Une idée reçue présente l’homosexualité comme « une extravagance de la banlieue nord de Tunis »

Cette campagne avait pour but de lutter contre l’idée reçue que l’homosexualité en Tunisie est « une extravagance de la banlieue nord de Tunis », réputée comme étant le lieu de résidence de la bourgeoisie tunisienne.

L’association voulait montrer que l’homosexualité n’est reliée à aucune classe sociale ou région. « Nous voulions aussi accentuer la décentralisation de nos actions pour étendre la lutte sur tout le territoire », explique la militante.

Le Mawjoudin Queer Film Festival

Pour annoncer la tenue du Festival, l’association n’a pas hésité à utiliser une affiche et un teaser qui représentent très explicitement ces différentes identités. Une décision qui a reçu plus de messages d’encouragements que de messages d’insultes, selon Abir.

Mieux comprendre ce que signifie le fait d’être queer, mais aussi le lien entre le politique et la communauté LGBTQI

Malgré la bonne réception du message par le public, l’association Mawjoudin reste vigilante. Pour assurer la sécurité de l’événement, elle n’a communiqué les lieux des manifestations culturelles qu’à travers le bouche-à-oreille. Une mesure jugée nécessaire, selon la militante, surtout en l’absence des autorités policières.

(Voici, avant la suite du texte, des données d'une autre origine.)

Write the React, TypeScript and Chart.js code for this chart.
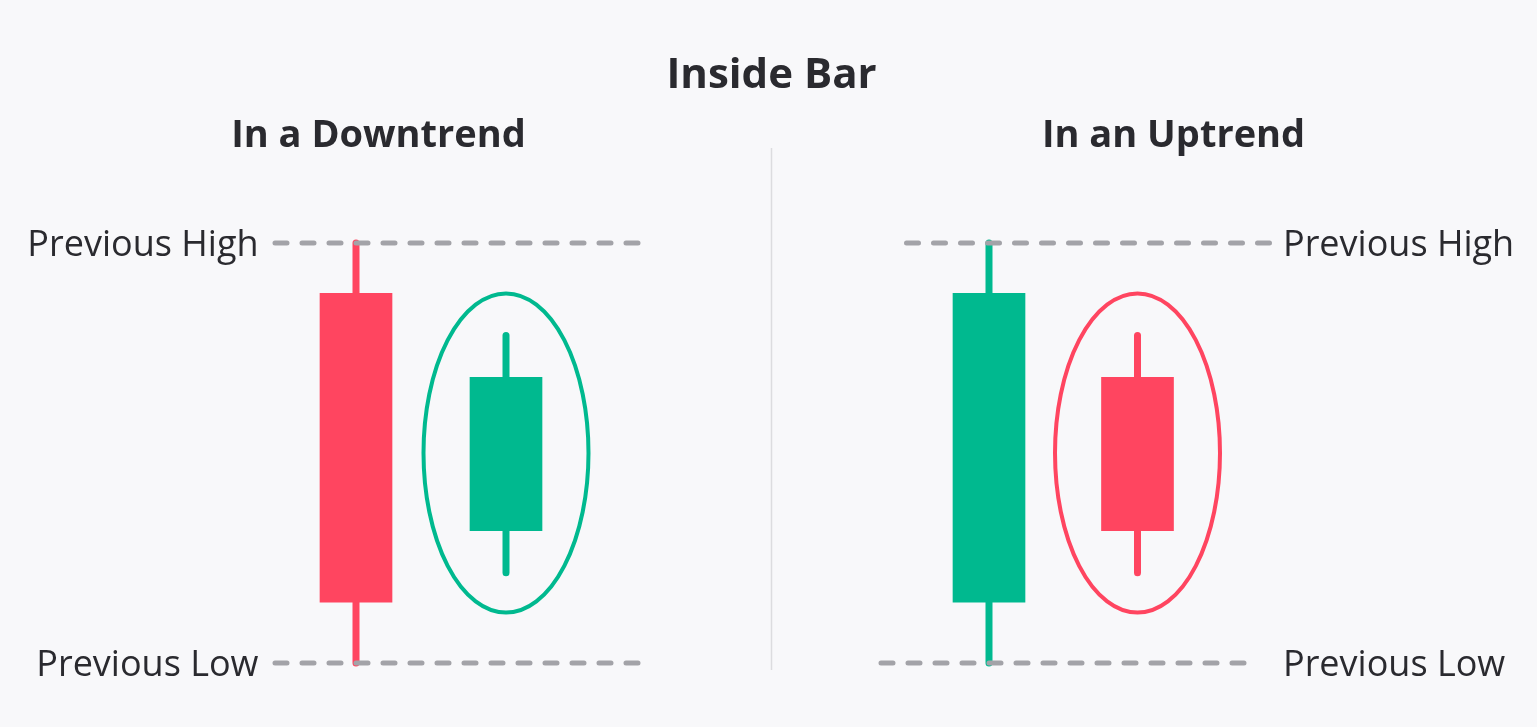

Ce festival, qui se tient jusqu’à jeudi, s’articulera autour de films sur les identités de genre et les orientations sexuelles non-normatives. Il débutera par une cérémonie d’ouverture lors de laquelle seront présentés les membres du jury dont des activistes LGBTQI algériens et marocains, invités pour l’occasion. Le documentaire tunisien « Under the Shadow» signé Nada Mezni Hafaidh récompensé aux dernières Journées Cinématographiques de Carthage sera également projeté.

Une exposition de deux bandes dessinées réalisées par l’un des membres de l’association et élaborées à partir des témoignages de personnes LGBTQI en Tunisie seront quant-à-elles présentées pendant la cérémonie de clôture. « C’est dans l’esprit de l’art participatif que nous avons réalisé ce projet », précise Abir.

Pendant le festival, des panels se tiendront également autour de l’art et de la résistance Queer. « Ces discussions entre spécialistes permettent à l’auditoire de mieux comprendre ce que signifie le fait d’être queer, mais aussi le lien entre le politique et la communauté LGBTQI », soutient la représentante de l’association.